╭──
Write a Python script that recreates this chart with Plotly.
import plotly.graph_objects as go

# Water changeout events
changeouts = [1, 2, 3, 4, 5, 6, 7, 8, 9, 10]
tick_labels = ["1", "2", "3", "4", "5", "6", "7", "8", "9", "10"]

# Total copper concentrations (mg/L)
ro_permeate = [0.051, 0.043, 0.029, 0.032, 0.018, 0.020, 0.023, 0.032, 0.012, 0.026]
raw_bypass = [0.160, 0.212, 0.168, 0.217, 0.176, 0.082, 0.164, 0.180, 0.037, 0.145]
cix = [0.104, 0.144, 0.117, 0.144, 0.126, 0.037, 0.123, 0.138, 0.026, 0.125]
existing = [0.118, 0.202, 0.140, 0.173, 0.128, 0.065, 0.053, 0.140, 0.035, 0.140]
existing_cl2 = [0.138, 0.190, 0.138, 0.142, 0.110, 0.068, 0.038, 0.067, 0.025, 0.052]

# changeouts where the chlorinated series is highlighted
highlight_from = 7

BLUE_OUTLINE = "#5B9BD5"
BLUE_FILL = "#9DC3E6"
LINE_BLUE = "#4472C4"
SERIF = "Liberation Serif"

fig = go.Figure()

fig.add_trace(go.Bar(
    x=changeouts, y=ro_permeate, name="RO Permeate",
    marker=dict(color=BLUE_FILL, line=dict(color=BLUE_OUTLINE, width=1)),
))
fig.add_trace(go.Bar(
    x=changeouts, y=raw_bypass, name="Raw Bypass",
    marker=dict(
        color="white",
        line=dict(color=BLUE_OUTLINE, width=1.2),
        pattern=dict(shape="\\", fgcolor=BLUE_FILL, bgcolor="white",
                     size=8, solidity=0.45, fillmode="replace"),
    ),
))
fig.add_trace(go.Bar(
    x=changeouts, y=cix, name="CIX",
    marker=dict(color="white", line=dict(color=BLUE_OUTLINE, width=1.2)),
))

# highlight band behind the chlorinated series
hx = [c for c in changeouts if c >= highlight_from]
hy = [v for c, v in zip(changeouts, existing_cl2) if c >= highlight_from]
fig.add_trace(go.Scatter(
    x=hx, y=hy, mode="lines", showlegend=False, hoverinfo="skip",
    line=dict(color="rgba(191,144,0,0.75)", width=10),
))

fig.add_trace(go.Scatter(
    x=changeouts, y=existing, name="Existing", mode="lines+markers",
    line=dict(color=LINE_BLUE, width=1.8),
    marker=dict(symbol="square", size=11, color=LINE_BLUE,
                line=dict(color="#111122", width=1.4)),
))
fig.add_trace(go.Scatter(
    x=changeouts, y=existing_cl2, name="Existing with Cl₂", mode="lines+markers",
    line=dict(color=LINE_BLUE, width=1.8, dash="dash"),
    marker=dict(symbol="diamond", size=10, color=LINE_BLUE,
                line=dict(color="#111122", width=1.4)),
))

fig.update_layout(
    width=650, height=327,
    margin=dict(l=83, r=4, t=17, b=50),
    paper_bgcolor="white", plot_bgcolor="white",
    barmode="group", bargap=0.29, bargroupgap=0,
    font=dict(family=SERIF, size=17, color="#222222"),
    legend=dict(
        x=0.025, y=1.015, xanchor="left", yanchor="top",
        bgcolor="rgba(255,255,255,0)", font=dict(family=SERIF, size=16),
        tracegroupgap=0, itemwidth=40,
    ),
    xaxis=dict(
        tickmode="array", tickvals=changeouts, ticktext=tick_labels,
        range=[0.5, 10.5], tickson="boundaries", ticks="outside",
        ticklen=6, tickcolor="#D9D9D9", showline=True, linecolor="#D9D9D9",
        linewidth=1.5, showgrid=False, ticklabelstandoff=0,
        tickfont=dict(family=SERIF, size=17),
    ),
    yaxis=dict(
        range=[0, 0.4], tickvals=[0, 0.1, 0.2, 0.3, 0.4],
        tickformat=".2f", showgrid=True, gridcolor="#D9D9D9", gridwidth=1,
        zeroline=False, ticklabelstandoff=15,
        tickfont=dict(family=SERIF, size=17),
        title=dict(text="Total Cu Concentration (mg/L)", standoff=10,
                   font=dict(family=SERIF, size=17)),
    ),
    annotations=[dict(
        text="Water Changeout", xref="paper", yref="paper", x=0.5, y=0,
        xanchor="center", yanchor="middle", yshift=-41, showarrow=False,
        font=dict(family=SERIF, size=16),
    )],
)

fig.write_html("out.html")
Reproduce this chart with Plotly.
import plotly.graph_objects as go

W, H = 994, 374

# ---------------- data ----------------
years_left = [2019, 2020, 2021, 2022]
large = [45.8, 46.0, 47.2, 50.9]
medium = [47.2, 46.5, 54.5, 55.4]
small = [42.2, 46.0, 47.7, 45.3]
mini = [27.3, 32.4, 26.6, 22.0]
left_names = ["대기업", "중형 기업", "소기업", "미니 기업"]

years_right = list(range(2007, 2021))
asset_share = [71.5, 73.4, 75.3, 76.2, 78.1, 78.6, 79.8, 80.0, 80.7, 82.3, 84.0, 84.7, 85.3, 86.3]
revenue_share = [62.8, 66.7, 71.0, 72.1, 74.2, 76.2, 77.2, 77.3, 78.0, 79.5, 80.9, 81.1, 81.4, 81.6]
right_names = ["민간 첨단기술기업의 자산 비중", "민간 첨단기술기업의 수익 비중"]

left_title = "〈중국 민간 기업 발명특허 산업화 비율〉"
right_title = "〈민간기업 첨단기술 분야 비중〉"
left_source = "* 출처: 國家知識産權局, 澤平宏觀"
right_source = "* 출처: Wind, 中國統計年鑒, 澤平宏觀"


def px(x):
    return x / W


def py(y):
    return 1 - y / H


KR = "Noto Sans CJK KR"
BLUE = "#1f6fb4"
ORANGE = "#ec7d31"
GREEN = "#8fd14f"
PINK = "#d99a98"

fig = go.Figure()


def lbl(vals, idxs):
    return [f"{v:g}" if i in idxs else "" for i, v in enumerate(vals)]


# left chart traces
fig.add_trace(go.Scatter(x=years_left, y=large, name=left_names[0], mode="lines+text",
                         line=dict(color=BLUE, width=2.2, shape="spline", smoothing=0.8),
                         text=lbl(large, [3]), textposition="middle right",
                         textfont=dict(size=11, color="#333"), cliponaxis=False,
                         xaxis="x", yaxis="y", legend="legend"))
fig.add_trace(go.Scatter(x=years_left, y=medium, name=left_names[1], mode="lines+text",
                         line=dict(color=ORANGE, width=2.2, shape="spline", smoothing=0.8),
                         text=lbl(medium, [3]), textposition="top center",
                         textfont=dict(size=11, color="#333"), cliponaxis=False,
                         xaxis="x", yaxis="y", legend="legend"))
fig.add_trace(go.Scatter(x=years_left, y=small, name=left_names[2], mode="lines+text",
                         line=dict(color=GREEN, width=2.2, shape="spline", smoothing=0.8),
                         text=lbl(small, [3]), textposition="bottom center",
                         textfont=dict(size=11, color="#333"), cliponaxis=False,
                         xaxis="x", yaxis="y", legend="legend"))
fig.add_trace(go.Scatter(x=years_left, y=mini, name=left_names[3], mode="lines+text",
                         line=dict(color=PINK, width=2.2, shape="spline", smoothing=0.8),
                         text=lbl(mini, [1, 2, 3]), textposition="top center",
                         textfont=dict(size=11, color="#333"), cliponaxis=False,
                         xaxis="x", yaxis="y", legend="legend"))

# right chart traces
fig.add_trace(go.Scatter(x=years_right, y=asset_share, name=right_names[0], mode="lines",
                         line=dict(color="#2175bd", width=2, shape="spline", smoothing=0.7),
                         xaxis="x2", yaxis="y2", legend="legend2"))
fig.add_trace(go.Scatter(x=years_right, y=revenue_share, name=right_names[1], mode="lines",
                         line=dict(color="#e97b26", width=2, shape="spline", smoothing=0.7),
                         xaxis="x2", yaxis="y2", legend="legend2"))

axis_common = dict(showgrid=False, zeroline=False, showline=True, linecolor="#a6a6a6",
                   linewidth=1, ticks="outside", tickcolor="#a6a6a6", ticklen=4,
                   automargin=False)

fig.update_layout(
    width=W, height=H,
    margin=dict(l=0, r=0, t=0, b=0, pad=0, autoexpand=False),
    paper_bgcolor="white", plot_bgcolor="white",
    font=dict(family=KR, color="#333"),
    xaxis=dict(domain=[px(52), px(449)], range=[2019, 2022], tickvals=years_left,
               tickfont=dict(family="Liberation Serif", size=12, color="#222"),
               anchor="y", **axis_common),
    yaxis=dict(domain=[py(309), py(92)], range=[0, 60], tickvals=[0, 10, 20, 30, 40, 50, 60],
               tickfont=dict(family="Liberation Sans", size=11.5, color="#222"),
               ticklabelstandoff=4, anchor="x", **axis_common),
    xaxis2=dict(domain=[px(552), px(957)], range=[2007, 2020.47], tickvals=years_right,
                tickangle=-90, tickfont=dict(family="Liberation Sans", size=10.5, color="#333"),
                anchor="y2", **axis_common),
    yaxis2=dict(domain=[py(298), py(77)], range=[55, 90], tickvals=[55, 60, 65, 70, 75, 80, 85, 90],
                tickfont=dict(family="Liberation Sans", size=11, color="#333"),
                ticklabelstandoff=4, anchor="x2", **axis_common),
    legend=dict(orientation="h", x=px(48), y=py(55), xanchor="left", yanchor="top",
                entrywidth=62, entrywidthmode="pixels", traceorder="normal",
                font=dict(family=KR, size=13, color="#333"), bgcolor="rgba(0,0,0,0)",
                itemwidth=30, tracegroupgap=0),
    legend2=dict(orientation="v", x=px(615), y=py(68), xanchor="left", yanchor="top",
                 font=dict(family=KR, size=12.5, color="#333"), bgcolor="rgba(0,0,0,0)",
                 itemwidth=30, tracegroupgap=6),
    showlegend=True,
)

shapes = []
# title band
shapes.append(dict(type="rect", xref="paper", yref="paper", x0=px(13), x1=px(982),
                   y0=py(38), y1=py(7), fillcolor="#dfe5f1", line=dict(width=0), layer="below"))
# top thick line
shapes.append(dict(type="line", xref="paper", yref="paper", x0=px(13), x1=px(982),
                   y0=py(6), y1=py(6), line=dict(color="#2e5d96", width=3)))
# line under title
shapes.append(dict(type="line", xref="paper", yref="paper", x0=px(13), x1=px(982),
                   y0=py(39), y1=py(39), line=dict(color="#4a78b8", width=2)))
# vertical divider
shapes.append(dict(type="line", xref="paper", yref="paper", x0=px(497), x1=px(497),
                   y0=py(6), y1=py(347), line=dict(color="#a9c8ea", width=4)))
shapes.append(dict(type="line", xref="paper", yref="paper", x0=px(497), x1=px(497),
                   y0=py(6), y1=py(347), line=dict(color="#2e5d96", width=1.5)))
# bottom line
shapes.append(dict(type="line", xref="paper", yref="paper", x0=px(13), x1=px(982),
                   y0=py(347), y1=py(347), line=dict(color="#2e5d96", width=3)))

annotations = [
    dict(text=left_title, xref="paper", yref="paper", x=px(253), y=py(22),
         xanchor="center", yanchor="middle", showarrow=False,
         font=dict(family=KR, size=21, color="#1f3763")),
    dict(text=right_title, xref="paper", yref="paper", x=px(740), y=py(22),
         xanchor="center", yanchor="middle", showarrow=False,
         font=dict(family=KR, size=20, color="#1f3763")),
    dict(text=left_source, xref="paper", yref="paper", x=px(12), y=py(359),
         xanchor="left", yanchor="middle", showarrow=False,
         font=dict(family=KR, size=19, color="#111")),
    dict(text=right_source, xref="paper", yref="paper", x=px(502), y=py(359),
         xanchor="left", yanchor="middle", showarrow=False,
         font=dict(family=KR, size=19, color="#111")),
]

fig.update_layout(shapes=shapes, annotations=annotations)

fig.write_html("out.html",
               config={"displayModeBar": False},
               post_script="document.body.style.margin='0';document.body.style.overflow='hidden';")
╰──
** WHAT YOU WILL DO **
Output the lines of the records above exactly as they appear, from the line containing "Reproduce this chart with Plotly." through the line containing "v in enumerate(vals)]".

** EXPECTED OUTPUT **
Reproduce this chart with Plotly.
import plotly.graph_objects as go

W, H = 994, 374

# ---------------- data ----------------
years_left = [2019, 2020, 2021, 2022]
large = [45.8, 46.0, 47.2, 50.9]
medium = [47.2, 46.5, 54.5, 55.4]
small = [42.2, 46.0, 47.7, 45.3]
mini = [27.3, 32.4, 26.6, 22.0]
left_names = ["대기업", "중형 기업", "소기업", "미니 기업"]

years_right = list(range(2007, 2021))
asset_share = [71.5, 73.4, 75.3, 76.2, 78.1, 78.6, 79.8, 80.0, 80.7, 82.3, 84.0, 84.7, 85.3, 86.3]
revenue_share = [62.8, 66.7, 71.0, 72.1, 74.2, 76.2, 77.2, 77.3, 78.0, 79.5, 80.9, 81.1, 81.4, 81.6]
right_names = ["민간 첨단기술기업의 자산 비중", "민간 첨단기술기업의 수익 비중"]

left_title = "〈중국 민간 기업 발명특허 산업화 비율〉"
right_title = "〈민간기업 첨단기술 분야 비중〉"
left_source = "* 출처: 國家知識産權局, 澤平宏觀"
right_source = "* 출처: Wind, 中國統計年鑒, 澤平宏觀"


def px(x):
    return x / W


def py(y):
    return 1 - y / H


KR = "Noto Sans CJK KR"
BLUE = "#1f6fb4"
ORANGE = "#ec7d31"
GREEN = "#8fd14f"
PINK = "#d99a98"

fig = go.Figure()


def lbl(vals, idxs):
    return [f"{v:g}" if i in idxs else "" for i, v in enumerate(vals)]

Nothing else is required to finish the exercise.